As you probably know, Italian cuisine is noted for its variety of food and it’s probably the most popular country in the world in this field. Many dishes that were regional, have proliferated with variations in different countries and with influences abroad.

An example is the delicious “Baba au Rhum” which was invented in Poland, by polish chefs.

The history of this dessert is very nice and strange: Stanislaw Leszczynski, the king of Poland from 1704 to 1735, was the father in law of Louis XV of France who married his daughter, Maria. That’s when they gave him the Duchy of Lorraine.

He studied and developed an important program of international cooperation and European integration, which required a lot of energy: He always needed to eat something sweet. That’s why the Lorraine chefs used to serve the “Kugelhupf”, a typical dessert of the territory, prepared with flour, butter, sugar ,eggs, raisins and yeast. But the king wasn’t very happy, he didn’t appreciate it… One day, he was very angry so he violently threw the dish with the dessert against a rum bottle, which broke it to pieces. It was like a miracle: The dessert got a really unusual consistency but almost perfect for the palate. The colour of the dough became brownish-yellow and the smell was irresistible! So the Baba was born in Poland thanks to an important figure and his anger. And then was brought to Naples. Is it a very unusual story, isn’t it?

Chef Sonia Peronaci, who works for “GialloZafferano”, a famous Italian food website, teaches us how to prepare a perfect and tasty Baba.

Here’s the recipe described by Sonia:

“Make the sponge: take the active dry yeast, dissolve in the water, meanwhile put the flour in a bowl, add the yeast mixture and knead. It should form a soft, yet compact dough. Once the ingredients come together, shape into a ball on the work surface and allow to rise covered with cling film for at least half an hour in a warm place (A turned off oven with the light on will work just fine). The sponge should rise and double in size.

Proceed with the recipe: the ingredients must be cold from the fridge, so cover the bread flour with cling film and place in the fridge to cool for a couple of hours: in this way we’ll prevent the dough from overheating while mixing, it takes at least 15-20 minutes the first time.
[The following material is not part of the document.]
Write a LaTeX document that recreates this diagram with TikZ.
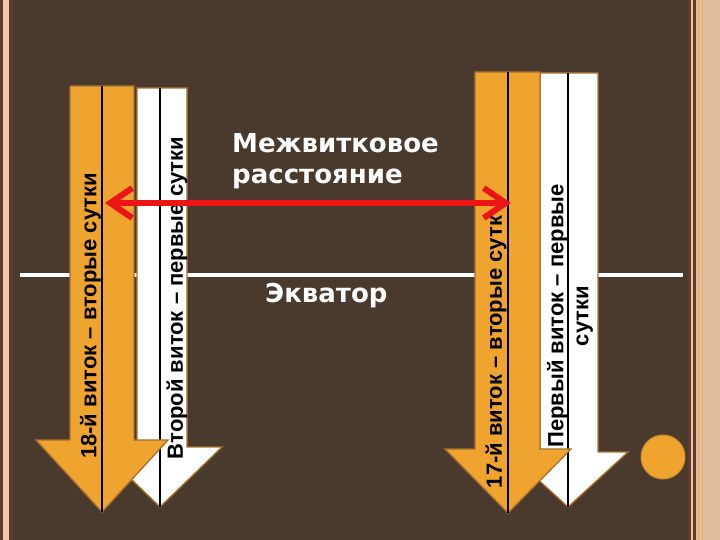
\documentclass[tikz,border=0pt]{standalone}
\usepackage{fontspec}
\setmainfont{Liberation Sans}
\newfontfamily\armfont{Liberation Sans Bold}
\newfontfamily\widebold{DejaVu Sans Bold}
\usetikzlibrary{arrows.meta}
\definecolor{bg}{RGB}{74,58,46}
\definecolor{peach}{RGB}{240,200,168}
\definecolor{peachR}{RGB}{226,190,160}
\definecolor{edgebrown}{RGB}{92,60,42}
\definecolor{arrorange}{RGB}{240,164,48}
\definecolor{arredge}{RGB}{168,112,44}
\definecolor{redarr}{RGB}{236,20,20}
\begin{document}
\begin{tikzpicture}[x=1bp,y=-1bp,
  blockarrow/.style={line width=1.3bp, draw=arredge, line join=miter},
  orangearrow/.style={blockarrow, fill=arrorange},
  whitearrow/.style={blockarrow, fill=white},
  axisline/.style={black, line width=2.5bp},
  armlabel/.style={rotate=90, font=\armfont\fontsize{22bp}{25bp}\selectfont, text=black, inner sep=0pt, align=center},
  centerlabel/.style={font=\widebold\fontsize{26bp}{31bp}\selectfont, text=white, inner sep=0pt, align=left},
  redconn/.style={redarr, line width=6bp, {Straight Barb[length=22bp,width=30bp]}-{Straight Barb[length=22bp,width=30bp]}}
]
\useasboundingbox (0,0) rectangle (720,540);
\fill[bg] (0,0) rectangle (720,540);
% left border
\fill[edgebrown] (0,0) rectangle (3,540);
\fill[peach] (3,0) rectangle (9,540);
\fill[edgebrown] (9,0) rectangle (13,540);
% right border
\fill[edgebrown] (688,0) rectangle (691,540);
\fill[peach] (691,0) rectangle (693,540);
\fill[edgebrown] (693,0) rectangle (696,540);
\fill[peachR] (696,0) rectangle (720,540);
\fill[arrorange!70!peachR] (697.5,0) rectangle (699,540);
\fill[arrorange!55!peachR] (701.5,0) rectangle (703,540);

% equator
\coordinate (eqL) at (20,275);
\coordinate (eqR) at (683,275);
\draw[white, line width=4bp] (eqL) -- (eqR);

% left pair
\draw[whitearrow] (137,88) -- (187,88) -- (187,447) -- (222,447) -- (160,507) -- (98,447) -- (137,447) -- cycle;
\draw[axisline] (160,88) -- (160,507);
\draw[orangearrow] (70,86) -- (134,86) -- (134,440) -- (168,440) -- (102,512) -- (36,440) -- (70,440) -- cycle;
\draw[axisline] (102,86) -- (102,512);

% right pair
\draw[whitearrow] (540,73) -- (598,73) -- (598,452) -- (628,452) -- (568,507) -- (508,452) -- (540,452) -- cycle;
\draw[axisline] (568,73) -- (568,507);
\draw[orangearrow] (475,72) -- (540,72) -- (540,449) -- (571,449) -- (508,513) -- (445,449) -- (475,449) -- cycle;
\draw[axisline] (508,72) -- (508,513);

% arm labels
\node[armlabel] (t18) at (90.5,316) {18-й виток – вторые сутки};
\node[armlabel] (t2) at (177,298) {Второй виток – первые сутки};
\node[armlabel] (t17) at (496,352) {17-й виток – вторые сутк};
\node[armlabel] (t1) at (570,316) {Первый виток – первые\\сутки};

% center labels
\node[centerlabel, anchor=north west] (dist) at (232,133) {Межвитковое\\расстояние};
\node[centerlabel, anchor=north west] (eq) at (265,283) {Экватор};

% distance arrow
\coordinate (rL) at (105,203);
\coordinate (rR) at (511,203);
\draw[redconn] (rL) -- (rR);

% dot
\node[circle, fill=arrorange, draw=arredge!50!arrorange, line width=1bp, minimum size=44bp, inner sep=0pt] (dot) at (663,457) {};
\end{tikzpicture}
\end{document}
Here we have 12 medium eggs, with a total weight of 1 1/3 lbs (600 g), which is equivalent to 2 ½ cups of liquid. Beat with a fork to mix yolks and whites, add the sponge to the mixing bowl fitted with a paddle attachment and add the eggs in a thin stream, they must be cold from the fridge too. Add the sugar and beat for at least 15-20 minutes until the mixture forms threads and clumps around the paddle. The dough has cleaned the sides of the bowl and it’s wrapped around the paddle; pull the dough from the paddle and switch to the dough hook. The dough is very elastic. Sprinkle the salt over the butter — the butter must be softened, but not too soft — and beat in the butter one piece at a time, until fully incorporated, it takes another 15-20 minutes; make sure not to add more butter until the previous piece is absorbed. The dough is ready, the butter has been fully incorporated and the dough is extremely elastic because it’s been mixed for a long time; remove the hook, clean the sides of the bowl, cover with cling film and place in the turned off oven with the light on for at least 3 hours: the dough should rise almost to the top of the bowl.
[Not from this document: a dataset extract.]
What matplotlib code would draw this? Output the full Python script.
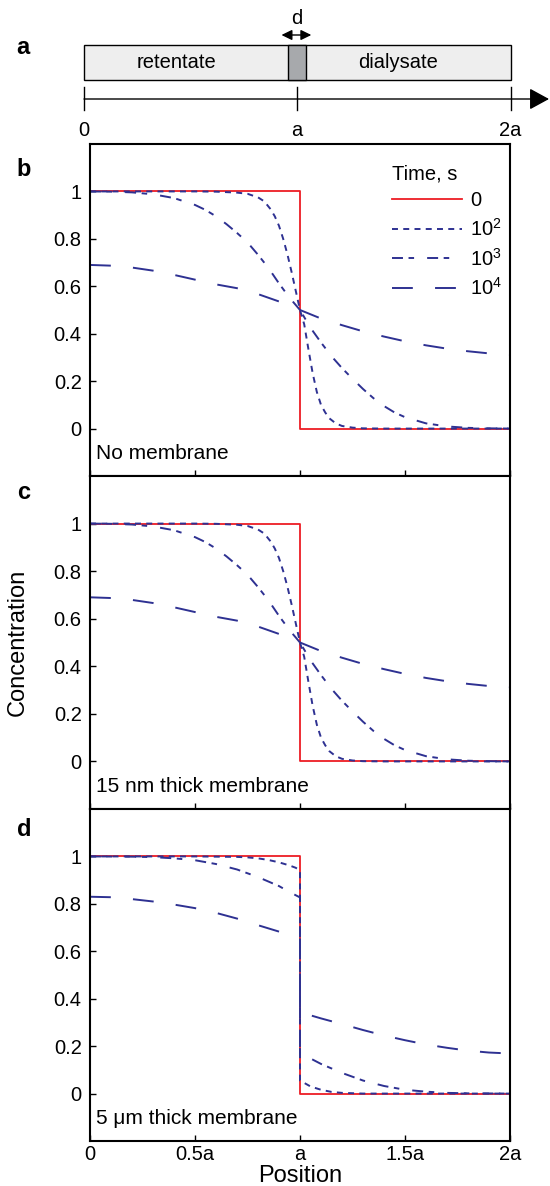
import matplotlib
matplotlib.use('Agg')
import matplotlib.pyplot as plt
from matplotlib.patches import Rectangle

plt.rcParams['font.family'] = ['Liberation Sans', 'DejaVu Sans']
plt.rcParams['mathtext.fontset'] = 'custom'
plt.rcParams['mathtext.rm'] = 'Liberation Sans'
plt.rcParams['lines.scale_dashes'] = False

# ---------------- data ----------------
time_labels = ['0', r'$\mathregular{10^2}$', r'$\mathregular{10^3}$', r'$\mathregular{10^4}$']
x_ticks = [0, 0.5, 1, 1.5, 2]
x_ticklabels = ['0', '0.5a', 'a', '1.5a', '2a']
y_ticks = [0, 0.2, 0.4, 0.6, 0.8, 1]
y_ticklabels = ['0', '0.2', '0.4', '0.6', '0.8', '1']
panel_titles = ['No membrane', '15 nm thick membrane', '5 \u03bcm thick membrane']
panel_letters = ['b', 'c', 'd']

# t = 0 (step profile)
x_t0 = [0, 1, 1, 2]
c_t0 = [1, 1, 0, 0]

# panel b (no membrane)
x_b_1e2 = [0, 0.5, 0.6, 0.7, 0.75, 0.8, 0.83, 0.86, 0.88, 0.9, 0.92, 0.94, 0.96, 0.98, 1.0,
           1.02, 1.04, 1.06, 1.08, 1.1, 1.12, 1.14, 1.17, 1.2, 1.25, 1.3, 1.4, 2.0]
c_b_1e2 = [1.0, 1.0, 0.999, 0.995, 0.99, 0.975, 0.958, 0.925, 0.895, 0.855, 0.80, 0.735, 0.66, 0.58, 0.5,
           0.44, 0.335, 0.235, 0.155, 0.10, 0.068, 0.043, 0.022, 0.011, 0.004, 0.001, 0.0, 0.0]
x_b_1e3 = [0, 0.1, 0.2, 0.3, 0.4, 0.5, 0.55, 0.6, 0.65, 0.7, 0.75, 0.8, 0.85, 0.9, 0.95, 1.0,
           1.05, 1.1, 1.15, 1.2, 1.25, 1.3, 1.35, 1.4, 1.45, 1.5, 1.6, 1.7, 1.8, 1.9, 2.0]
c_b_1e3 = [1.0, 0.999, 0.996, 0.988, 0.972, 0.943, 0.922, 0.895, 0.862, 0.825, 0.785, 0.733, 0.677, 0.612, 0.552, 0.5,
           0.425, 0.363, 0.305, 0.255, 0.21, 0.167, 0.128, 0.095, 0.068, 0.048, 0.022, 0.009, 0.003, 0.001, 0.0]
x_b_1e4 = [0, 0.1, 0.2, 0.3, 0.4, 0.5, 0.6, 0.7, 0.8, 0.9, 1.0,
           1.1, 1.2, 1.3, 1.4, 1.5, 1.6, 1.7, 1.8, 1.9, 2.0]
c_b_1e4 = [0.69, 0.687, 0.679, 0.666, 0.648, 0.628, 0.608, 0.592, 0.567, 0.536, 0.5,
           0.464, 0.436, 0.41, 0.388, 0.368, 0.351, 0.337, 0.326, 0.317, 0.312]

# panel c (15 nm membrane) - indistinguishable from b in the figure
x_c_1e2, c_c_1e2 = x_b_1e2, c_b_1e2
x_c_1e3, c_c_1e3 = x_b_1e3, c_b_1e3
x_c_1e4, c_c_1e4 = x_b_1e4, c_b_1e4

# panel d (5 um membrane)
x_d_1e2 = [0, 0.5, 0.6, 0.7, 0.75, 0.8, 0.85, 0.9, 0.95, 0.98, 1.0,
           1.0, 1.02, 1.05, 1.1, 1.15, 1.2, 1.3, 2.0]
c_d_1e2 = [1.0, 1.0, 0.999, 0.998, 0.996, 0.992, 0.985, 0.975, 0.962, 0.952, 0.94,
           0.055, 0.045, 0.03, 0.016, 0.007, 0.003, 0.0, 0.0]
x_d_1e3 = [0, 0.2, 0.3, 0.4, 0.5, 0.6, 0.7, 0.8, 0.9, 0.95, 1.0,
           1.0, 1.05, 1.1, 1.2, 1.3, 1.4, 1.5, 1.6, 1.7, 1.8, 2.0]
c_d_1e3 = [1.0, 0.999, 0.997, 0.992, 0.984, 0.968, 0.945, 0.913, 0.875, 0.85, 0.827,
           0.171, 0.148, 0.125, 0.087, 0.055, 0.032, 0.016, 0.008, 0.003, 0.001, 0.0]
x_d_1e4 = [0, 0.1, 0.2, 0.3, 0.4, 0.5, 0.6, 0.7, 0.8, 0.9, 1.0,
           1.0, 1.1, 1.2, 1.3, 1.4, 1.5, 1.6, 1.7, 1.8, 1.9, 2.0]
c_d_1e4 = [0.83, 0.828, 0.82, 0.81, 0.797, 0.782, 0.762, 0.738, 0.71, 0.683, 0.655,
           0.343, 0.317, 0.293, 0.268, 0.245, 0.225, 0.207, 0.193, 0.181, 0.173, 0.169]

# schematic (panel a)
schem_ticks = [0, 1, 2]
schem_ticklabels = ['0', 'a', '2a']
region_labels = ['retentate', 'dialysate']

# ---------------- style ----------------
RED = '#ED1C24'
BLUE = '#2E3192'
styles = [
    dict(color=RED, lw=1.3, ls='-'),
    dict(color=BLUE, lw=1.4, ls=(0, (4.3, 3.8))),
    dict(color=BLUE, lw=1.4, ls=(0, (7.9, 4.0, 4.0, 9.4))),
    dict(color=BLUE, lw=1.4, ls=(0, (15, 16))),
]

W, H = 550, 1186
fig = plt.figure(figsize=(W / 100, H / 100), dpi=100)

def fx(px):
    return px / W

def fy(py):
    return 1 - py / H

# ---------------- panel a (schematic) ----------------
axa = fig.add_axes([0, fy(144), 1, 144 / H])
px_per = (510.5 - 84) / 2.0
axa.set_xlim(-84 / px_per, (W - 84) / px_per)
axa.set_ylim(144, 0)
axa.axis('off')
memb_w = 0.086
axa.add_patch(Rectangle((0, 45), 2, 35, facecolor='#EEEEEE', edgecolor='black', lw=1.0))
axa.add_patch(Rectangle((1 - memb_w / 2, 45), memb_w, 35, facecolor='#A7A9AC', edgecolor='black', lw=1.0))
axa.text(0.436, 63, region_labels[0], ha='center', va='center', fontsize=14.5)
axa.text(1.472, 63, region_labels[1], ha='center', va='center', fontsize=14.5)
axa.annotate('', xy=(1.066, 35), xytext=(0.926, 35),
             arrowprops=dict(arrowstyle='<|-|>,head_length=0.45,head_width=0.22',
                             color='black', lw=1.0, shrinkA=0, shrinkB=0, mutation_scale=14))
axa.text(1.0, 19, 'd', ha='center', va='center', fontsize=14.5)
axa.annotate('', xy=((549 - 84) / px_per, 99), xytext=(0, 99),
             arrowprops=dict(arrowstyle='-|>,head_length=0.55,head_width=0.3',
                             color='black', lw=1.0, shrinkA=0, shrinkB=0, mutation_scale=22))
for t, lab in zip(schem_ticks, schem_ticklabels):
    axa.plot([t, t], [87, 110], color='black', lw=1.0)
    axa.text(t, 130, lab, ha='center', va='center', fontsize=14.5)

# ---------------- panels b, c, d ----------------
panel_data = [
    [(x_t0, c_t0), (x_b_1e2, c_b_1e2), (x_b_1e3, c_b_1e3), (x_b_1e4, c_b_1e4)],
    [(x_t0, c_t0), (x_c_1e2, c_c_1e2), (x_c_1e3, c_c_1e3), (x_c_1e4, c_c_1e4)],
    [(x_t0, c_t0), (x_d_1e2, c_d_1e2), (x_d_1e3, c_d_1e3), (x_d_1e4, c_d_1e4)],
]
panel_px = [(144, 476), (476, 809), (809, 1141)]
letter_px = [170, 493, 830]

axes = []
for i, (top, bot) in enumerate(panel_px):
    ax = fig.add_axes([fx(90), fy(bot), fx(510) - fx(90), (bot - top) / H])
    for (xs, ys), st, lab in zip(panel_data[i], styles, time_labels):
        ax.plot(xs, ys, label=lab, **st)
    ax.set_xlim(0, 2)
    ax.set_ylim(-0.2, 1.2)
    ax.set_xticks(x_ticks)
    ax.set_yticks(y_ticks)
    ax.set_yticklabels(y_ticklabels)
    if i == 2:
        ax.set_xticklabels(x_ticklabels)
    else:
        ax.set_xticklabels([])
    ax.tick_params(direction='in', length=4.5, width=1.0, labelsize=14.5)
    ax.tick_params(axis='y', pad=6)
    ax.tick_params(axis='x', pad=3)
    for sp in ax.spines.values():
        sp.set_linewidth(1.5)
        sp.set_color('black')
    ax.text(0.014, 0.068, panel_titles[i], transform=ax.transAxes,
            ha='left', va='center', fontsize=15)
    fig.text(fx(24), fy(letter_px[i]), panel_letters[i], ha='center', va='center',
             fontsize=17, fontweight='bold')
    axes.append(ax)

fig.text(fx(23), fy(47), 'a', ha='center', va='center', fontsize=17, fontweight='bold')

leg = axes[0].legend(title='Time, s', loc='upper left', bbox_to_anchor=(0.72, 0.938),
                     frameon=False, fontsize=14.5, title_fontsize=14.5,
                     handlelength=3.45, handletextpad=0.4, labelspacing=0.38,
                     borderpad=0, borderaxespad=0, alignment='left')

fig.text(fx(18), fy(642), 'Concentration', rotation=90, ha='center', va='center', fontsize=17)
fig.text(fx(300), fy(1176), 'Position', ha='center', va='center', fontsize=17)

fig.savefig('out.png', dpi=100)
Move on to the soaking syrup: Peel the oranges and one lemon, pour the water into a deep, narrow pot and bring to a boil, adding the sugar and the citrus zest. When the water has come to a boil and the sugar has dissolved, turn off the heat and add the rum, then allow to steep until the babas are ready to be soaked. The syrup is boiling, turn off the heat, add the rum, give a stir, cover with a lid and allow to steep until needed. In the meantime, strain the apricot jam, so place a small amount at a time in a strainer and press it down with the back of a spoon. The dough is risen, remove the cling film and push it down to deflate it. Take the baba moulds, that have been well greased with butter; if your moulds are not non-stick, line with parchment paper. Take a piece of dough in your hand and press your thumb and index finger together to separate a portion of dough that weighs about 2 1/3-2 ½ oz (65-70 g). The moulds should be half full. The mould is 2 1/3 inches (6 cm) long, with a bottom diameter of 1 ¼ inches (4 cm) and a top diameter of 2 ¼ inches (5,5 cm). Allow to rise in the turned off oven with the light on and wait until the dough reaches the top of the moulds. Bake the babas in a preheated static oven on the lower rack at 350°F (180°C) for at least 35 minutes. Our babas are nice and golden brown, remove from the oven and allow to cool a bit, before taking them out of the moulds. Once completely cooled, soak with the soaking syrup: it should be around 104°-113°F (40°-45°C), drop in the cooled babas, push them down with a slotted spoon to keep it submerged, then squeeze lightly and place them upside down on a wire rack to drain, with a tray underneath to collect the drippings. After soaking the babas, brush with the apricot jam glaze, I added 2-3 tablespoons of the soaking syrup to make it more runny. Place in the fridge to cool before serving; after that, you can drizzle with pure rum or fill with custard or sweetened whipped cream and garnish with strawberries or sour cherries in syrup.”